# Private Health Insurance for Senior ExPats



## Larry and Arlene

Question: Any leads on a reliable Health Insurance company accredited in Italy that is writing private health insurance for ExPats in their mid-seventies?

We made an inquiry to Allianz and was informed they do not write such policies and felt there might be few who do. We are looking at the move to Abruzzo next spring or summer and the Elective Residence Visa requires proof of adequate private health insurance.
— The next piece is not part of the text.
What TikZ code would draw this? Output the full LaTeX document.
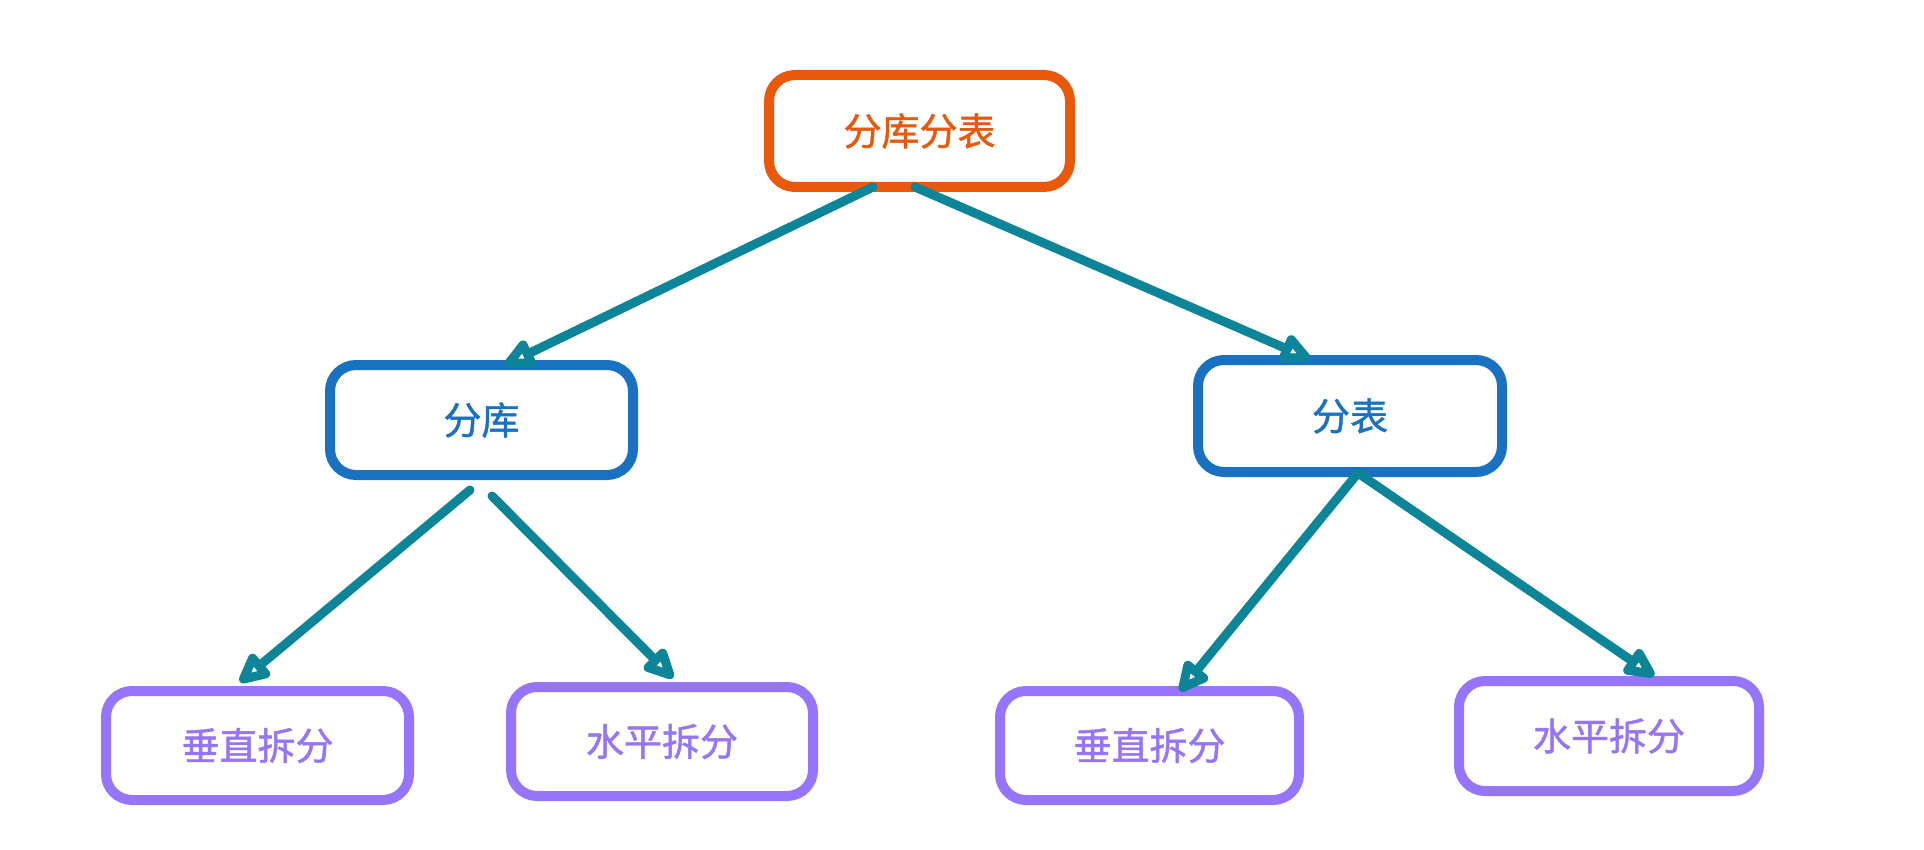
\documentclass[tikz,border=0pt]{standalone}
\usepackage{fontspec}
\newfontfamily\cjk[FakeBold=1.2]{Noto Sans CJK SC}
\usetikzlibrary{arrows.meta,calc}
\definecolor{cOrange}{HTML}{E8590C}
\definecolor{cBlue}{HTML}{1971C2}
\definecolor{cViolet}{HTML}{9775FA}
\definecolor{cTeal}{HTML}{0C8599}
\begin{document}
\begin{tikzpicture}[x=1pt,y=-1pt,
  box/.style={draw=#1, text=#1, line width=10pt, rounded corners=26pt, fill=white,
    inner sep=0pt, outer sep=0pt, font=\cjk\fontsize{38}{44}\selectfont},
  arr/.style={draw=cTeal, line width=9pt, line cap=round,
    -{Triangle[open,length=36pt,width=32pt,round]}}]
\fill[white] (0,0) rectangle (1924,850);
\useasboundingbox (0,0) rectangle (1924,850);
\node[box=cOrange, minimum width=301pt, minimum height=112pt] (top) at (919.5,131) {分库分表};
\node[box=cBlue, minimum width=303pt, minimum height=110pt] (ku) at (481.5,420) {分库};
\node[box=cBlue, minimum width=304pt, minimum height=112pt] (biao) at (1350,416) {分表};
\node[box=cViolet, minimum width=303pt, minimum height=109pt] (b1) at (257.5,745.5) {垂直拆分};
\node[box=cViolet, minimum width=302pt, minimum height=109pt] (b2) at (662,741.5) {水平拆分};
\node[box=cViolet, minimum width=299pt, minimum height=109pt] (b3) at (1149.5,745.5) {垂直拆分};
\node[box=cViolet, minimum width=300pt, minimum height=110pt] (b4) at (1609,736) {水平拆分};
\draw[arr] ($(top.south)+(-46.5,0)$) -- ($(ku.north)+(23.5,0)$);
\draw[arr] ($(top.south)+(-4.5,0)$) -- ($(biao.north)+(-40,-1)$);
\draw[arr] ($(ku.south)+(-11.5,15)$) -- ($(b1.north)+(-17.5,-9)$);
\draw[arr] ($(ku.south)+(10.5,21)$) -- ($(b2.north)+(11,-9)$);
\draw[arr] ($(biao.south)+(8,1)$) -- ($(b3.north)+(30.5,0)$);
\draw[arr] ($(biao.south)+(8,1)$) -- ($(b4.north)+(45,-5)$);
\end{tikzpicture}
\end{document}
We understand the non-commercial Forum ground rules so anything that lets us know this is possible and points in a direction would be gratefully received.


----------



## PauloPievese

Wow! Whatever I'm looking for, Larry and Arlene have been there first. If y'all have authoritative resources on this topic please share. =Paul=


----------



## Bevdeforges

You need to be a member, but AARO is a US expat group (based in Paris) that offers medical insurance for Americans living overseas. Details here: AARO?s Health Care Program for Expatriate America

The insurance is designed to meet most countries' visa requirements.
Cheers,
Bev


----------



## PauloPievese

Thanks Bev. Is this "legal minimum" like better-not-get-sick "legal minimum" or is it actually useful insurance? Here in the states I had "legal minimum" insurance on my motorcycle that was actually completely worthless (e.g. deductible greater than value of the bike) except for "check box, get a tag" purposes. AARO has a professional looking website at least. Do you or someone you know (who is willing to discuss it) have AARO insurance?


----------